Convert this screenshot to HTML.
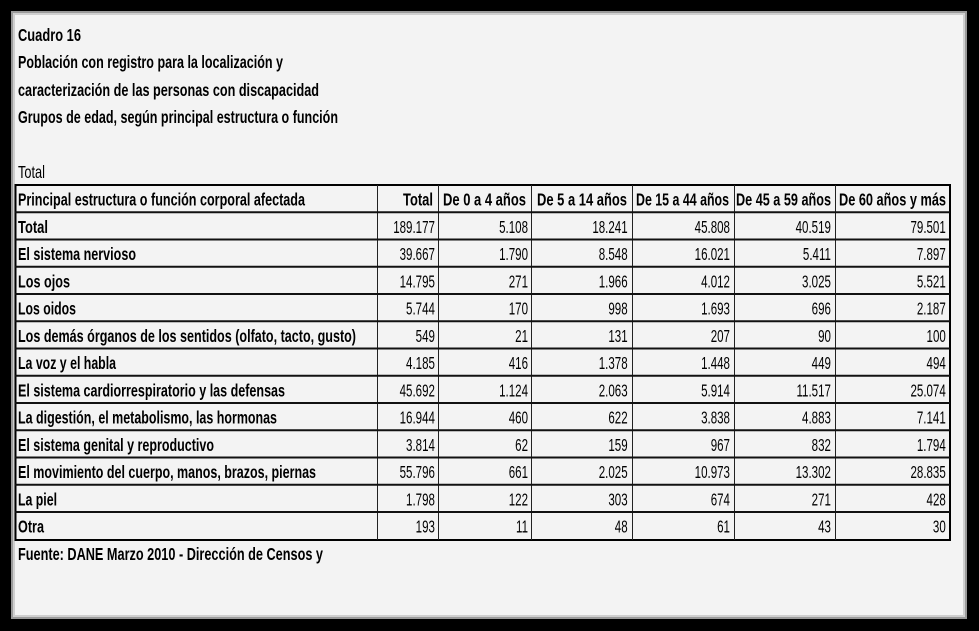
<!DOCTYPE html>
<html><head><meta charset="utf-8"><style>
html,body{margin:0;padding:0;background:#000;}
svg{display:block}
text{font-family:"Liberation Sans Narrow","Liberation Sans",sans-serif;font-size:17.5px;fill:#000}
.b{font-weight:bold}
.r{text-anchor:end}
</style></head><body>
<svg width="979" height="631" xmlns="http://www.w3.org/2000/svg">
<rect x="0" y="0" width="979" height="631" fill="#000"/>
<rect x="11" y="11" width="956" height="608" fill="#9a9a9a"/>
<rect x="13" y="13" width="952" height="604" fill="#cfcfcf"/>
<rect x="15" y="15" width="948" height="600" fill="#f3f3f3"/>
<text class="b" x="18" y="41" textLength="63" lengthAdjust="spacingAndGlyphs">Cuadro 16</text>
<text class="b" x="18" y="68" textLength="265" lengthAdjust="spacingAndGlyphs">Población con registro para la localización y</text>
<text class="b" x="18" y="96" textLength="301" lengthAdjust="spacingAndGlyphs">caracterización de las personas con discapacidad</text>
<text class="b" x="18" y="123" textLength="320" lengthAdjust="spacingAndGlyphs">Grupos de edad, según principal estructura o función</text>
<text x="18" y="178" textLength="27" lengthAdjust="spacingAndGlyphs" fill="#333">Total</text>
<rect x="15.5" y="185" width="934.5" height="355" stroke="#000" stroke-width="2" fill="none"/>
<g stroke="#222" stroke-width="1">
<line x1="377.5" y1="185" x2="377.5" y2="540"/>
<line x1="438.5" y1="185" x2="438.5" y2="540"/>
<line x1="531.5" y1="185" x2="531.5" y2="540"/>
<line x1="632.5" y1="185" x2="632.5" y2="540"/>
<line x1="734.5" y1="185" x2="734.5" y2="540"/>
<line x1="835.5" y1="185" x2="835.5" y2="540"/>
</g>
<g stroke="#111" stroke-width="2">
<line x1="15" x2="950" y1="212.3" y2="212.3"/>
<line x1="15" x2="950" y1="239.5" y2="239.5"/>
<line x1="15" x2="950" y1="266.8" y2="266.8"/>
<line x1="15" x2="950" y1="294" y2="294"/>
<line x1="15" x2="950" y1="321.3" y2="321.3"/>
<line x1="15" x2="950" y1="348.5" y2="348.5"/>
<line x1="15" x2="950" y1="375.8" y2="375.8"/>
<line x1="15" x2="950" y1="403" y2="403"/>
<line x1="15" x2="950" y1="430.3" y2="430.3"/>
<line x1="15" x2="950" y1="457.5" y2="457.5"/>
<line x1="15" x2="950" y1="484.8" y2="484.8"/>
<line x1="15" x2="950" y1="512" y2="512"/>
</g>
<g class="b">
<text class="b" x="18" y="205.5" textLength="287" lengthAdjust="spacingAndGlyphs">Principal estructura o función corporal afectada</text>
<text class="b" x="18" y="232.8" textLength="30" lengthAdjust="spacingAndGlyphs">Total</text>
<text class="b" x="18" y="260" textLength="118" lengthAdjust="spacingAndGlyphs">El sistema nervioso</text>
<text class="b" x="18" y="287.3" textLength="52" lengthAdjust="spacingAndGlyphs">Los ojos</text>
<text class="b" x="18" y="314.5" textLength="58" lengthAdjust="spacingAndGlyphs">Los oidos</text>
<text class="b" x="18" y="341.8" textLength="338" lengthAdjust="spacingAndGlyphs">Los demás órganos de los sentidos (olfato, tacto, gusto)</text>
<text class="b" x="18" y="369" textLength="98" lengthAdjust="spacingAndGlyphs">La voz y el habla</text>
<text class="b" x="18" y="396.3" textLength="267" lengthAdjust="spacingAndGlyphs">El sistema cardiorrespiratorio y las defensas</text>
<text class="b" x="18" y="423.5" textLength="259" lengthAdjust="spacingAndGlyphs">La digestión, el metabolismo, las hormonas</text>
<text class="b" x="18" y="450.8" textLength="196" lengthAdjust="spacingAndGlyphs">El sistema genital y reproductivo</text>
<text class="b" x="18" y="478" textLength="298" lengthAdjust="spacingAndGlyphs">El movimiento del cuerpo, manos, brazos, piernas</text>
<text class="b" x="18" y="505.3" textLength="39" lengthAdjust="spacingAndGlyphs">La piel</text>
<text class="b" x="18" y="532.5" textLength="26" lengthAdjust="spacingAndGlyphs">Otra</text>
<text class="b r" x="433" y="205.5" textLength="30" lengthAdjust="spacingAndGlyphs">Total</text>
<text class="b r" x="526" y="205.5" textLength="83" lengthAdjust="spacingAndGlyphs">De 0 a 4 años</text>
<text class="b r" x="627" y="205.5" textLength="90" lengthAdjust="spacingAndGlyphs">De 5 a 14 años</text>
<text class="b r" x="729" y="205.5" textLength="93" lengthAdjust="spacingAndGlyphs">De 15 a 44 años</text>
<text class="b r" x="831" y="205.5" textLength="95" lengthAdjust="spacingAndGlyphs">De 45 a 59 años</text>
<text class="b r" x="946" y="205.5" textLength="107" lengthAdjust="spacingAndGlyphs">De 60 años y más</text>
</g>
<g transform="scale(0.66,1)" style="font-size:18px">
<text class="r" x="659" y="232.8">189.177</text><text class="r" x="800" y="232.8">5.108</text><text class="r" x="951" y="232.8">18.241</text><text class="r" x="1106" y="232.8">45.808</text><text class="r" x="1259" y="232.8">40.519</text><text class="r" x="1433" y="232.8">79.501</text>
<text class="r" x="659" y="260">39.667</text><text class="r" x="800" y="260">1.790</text><text class="r" x="951" y="260">8.548</text><text class="r" x="1106" y="260">16.021</text><text class="r" x="1259" y="260">5.411</text><text class="r" x="1433" y="260">7.897</text>
<text class="r" x="659" y="287.3">14.795</text><text class="r" x="800" y="287.3">271</text><text class="r" x="951" y="287.3">1.966</text><text class="r" x="1106" y="287.3">4.012</text><text class="r" x="1259" y="287.3">3.025</text><text class="r" x="1433" y="287.3">5.521</text>
<text class="r" x="659" y="314.5">5.744</text><text class="r" x="800" y="314.5">170</text><text class="r" x="951" y="314.5">998</text><text class="r" x="1106" y="314.5">1.693</text><text class="r" x="1259" y="314.5">696</text><text class="r" x="1433" y="314.5">2.187</text>
<text class="r" x="659" y="341.8">549</text><text class="r" x="800" y="341.8">21</text><text class="r" x="951" y="341.8">131</text><text class="r" x="1106" y="341.8">207</text><text class="r" x="1259" y="341.8">90</text><text class="r" x="1433" y="341.8">100</text>
<text class="r" x="659" y="369">4.185</text><text class="r" x="800" y="369">416</text><text class="r" x="951" y="369">1.378</text><text class="r" x="1106" y="369">1.448</text><text class="r" x="1259" y="369">449</text><text class="r" x="1433" y="369">494</text>
<text class="r" x="659" y="396.3">45.692</text><text class="r" x="800" y="396.3">1.124</text><text class="r" x="951" y="396.3">2.063</text><text class="r" x="1106" y="396.3">5.914</text><text class="r" x="1259" y="396.3">11.517</text><text class="r" x="1433" y="396.3">25.074</text>
<text class="r" x="659" y="423.5">16.944</text><text class="r" x="800" y="423.5">460</text><text class="r" x="951" y="423.5">622</text><text class="r" x="1106" y="423.5">3.838</text><text class="r" x="1259" y="423.5">4.883</text><text class="r" x="1433" y="423.5">7.141</text>
<text class="r" x="659" y="450.8">3.814</text><text class="r" x="800" y="450.8">62</text><text class="r" x="951" y="450.8">159</text><text class="r" x="1106" y="450.8">967</text><text class="r" x="1259" y="450.8">832</text><text class="r" x="1433" y="450.8">1.794</text>
<text class="r" x="659" y="478">55.796</text><text class="r" x="800" y="478">661</text><text class="r" x="951" y="478">2.025</text><text class="r" x="1106" y="478">10.973</text><text class="r" x="1259" y="478">13.302</text><text class="r" x="1433" y="478">28.835</text>
<text class="r" x="659" y="505.3">1.798</text><text class="r" x="800" y="505.3">122</text><text class="r" x="951" y="505.3">303</text><text class="r" x="1106" y="505.3">674</text><text class="r" x="1259" y="505.3">271</text><text class="r" x="1433" y="505.3">428</text>
<text class="r" x="659" y="532.5">193</text><text class="r" x="800" y="532.5">11</text><text class="r" x="951" y="532.5">48</text><text class="r" x="1106" y="532.5">61</text><text class="r" x="1259" y="532.5">43</text><text class="r" x="1433" y="532.5">30</text>
</g>
<text class="b" x="18" y="560" textLength="305" lengthAdjust="spacingAndGlyphs">Fuente: DANE Marzo 2010 - Dirección de Censos y</text>
</svg>
</body></html>
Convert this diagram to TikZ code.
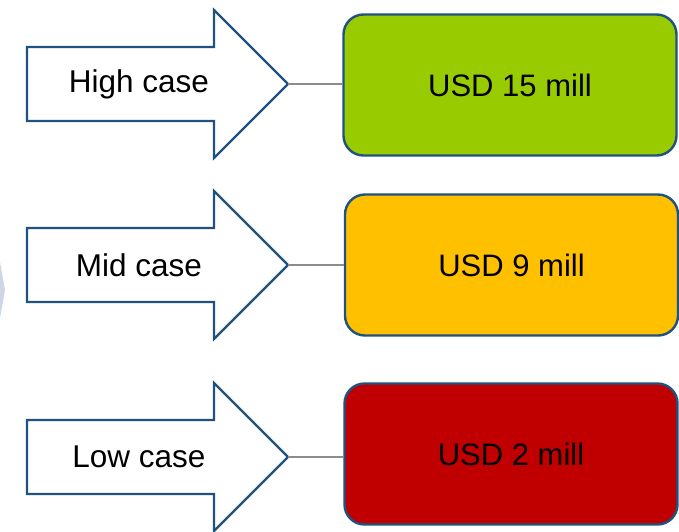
\documentclass[tikz,border=0pt]{standalone}
\usepackage{fontspec}
\setmainfont{Liberation Sans}
\definecolor{bordercol}{HTML}{1F527E}
\definecolor{greenfill}{HTML}{99CC00}
\definecolor{amberfill}{HTML}{FFC000}
\definecolor{redfill}{HTML}{C00000}
\definecolor{faint}{HTML}{CDD6E4}
\begin{document}
\begin{tikzpicture}[x=1pt,y=-1pt,
  arrowshape/.style={draw=bordercol, line width=2.2pt, fill=white, line join=miter},
  lbl/.style={font=\fontsize{31.5}{34}\selectfont, text=black, inner sep=0pt},
  valbox/.style={draw=bordercol, line width=2.4pt, rounded corners=20pt, minimum width=333pt, minimum height=141pt, font=\fontsize{31}{34}\selectfont, text=black},
  conn/.style={draw=gray!90, line width=1.3pt}]
\useasboundingbox (0,0) rectangle (679,531);
\fill[faint] (0,262) -- (5,290) -- (0,318) -- cycle;
% High
\draw[arrowshape] (27,47) -- (214,47) -- (214,10) -- (288,84) -- (214,158) -- (214,121) -- (27,121) -- cycle;
\coordinate (tipH) at (288,84);
\node[lbl] (lblH) at (139,84) {High case};
\node[valbox, fill=greenfill] (boxH) at (510,85) {USD 15 mill};
\draw[conn] (tipH) -- (tipH -| boxH.west);
% Mid
\draw[arrowshape] (27,228) -- (214,228) -- (214,191) -- (288,265) -- (214,339) -- (214,302) -- (27,302) -- cycle;
\coordinate (tipM) at (288,265);
\node[lbl] (lblM) at (139,265) {Mid case};
\node[valbox, fill=amberfill] (boxM) at (511.5,265) {USD 9 mill};
\draw[conn] (tipM) -- (tipM -| boxM.west);
% Low
\draw[arrowshape] (27,420) -- (214,420) -- (214,383) -- (288,457) -- (214,531) -- (214,494) -- (27,494) -- cycle;
\coordinate (tipL) at (288,457);
\node[lbl] (lblL) at (139,457) {Low case};
\node[valbox, fill=redfill] (boxL) at (511,454) {USD 2 mill};
\draw[conn] (tipL) -- (tipL -| boxL.west);
\end{tikzpicture}
\end{document}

****************

**WHAT THE TASK REQUIRES**
Collect every line with the string "Convert" from the records, and copy each.

**FINISHED TASK**
Convert this screenshot to HTML.
Convert this diagram to TikZ code.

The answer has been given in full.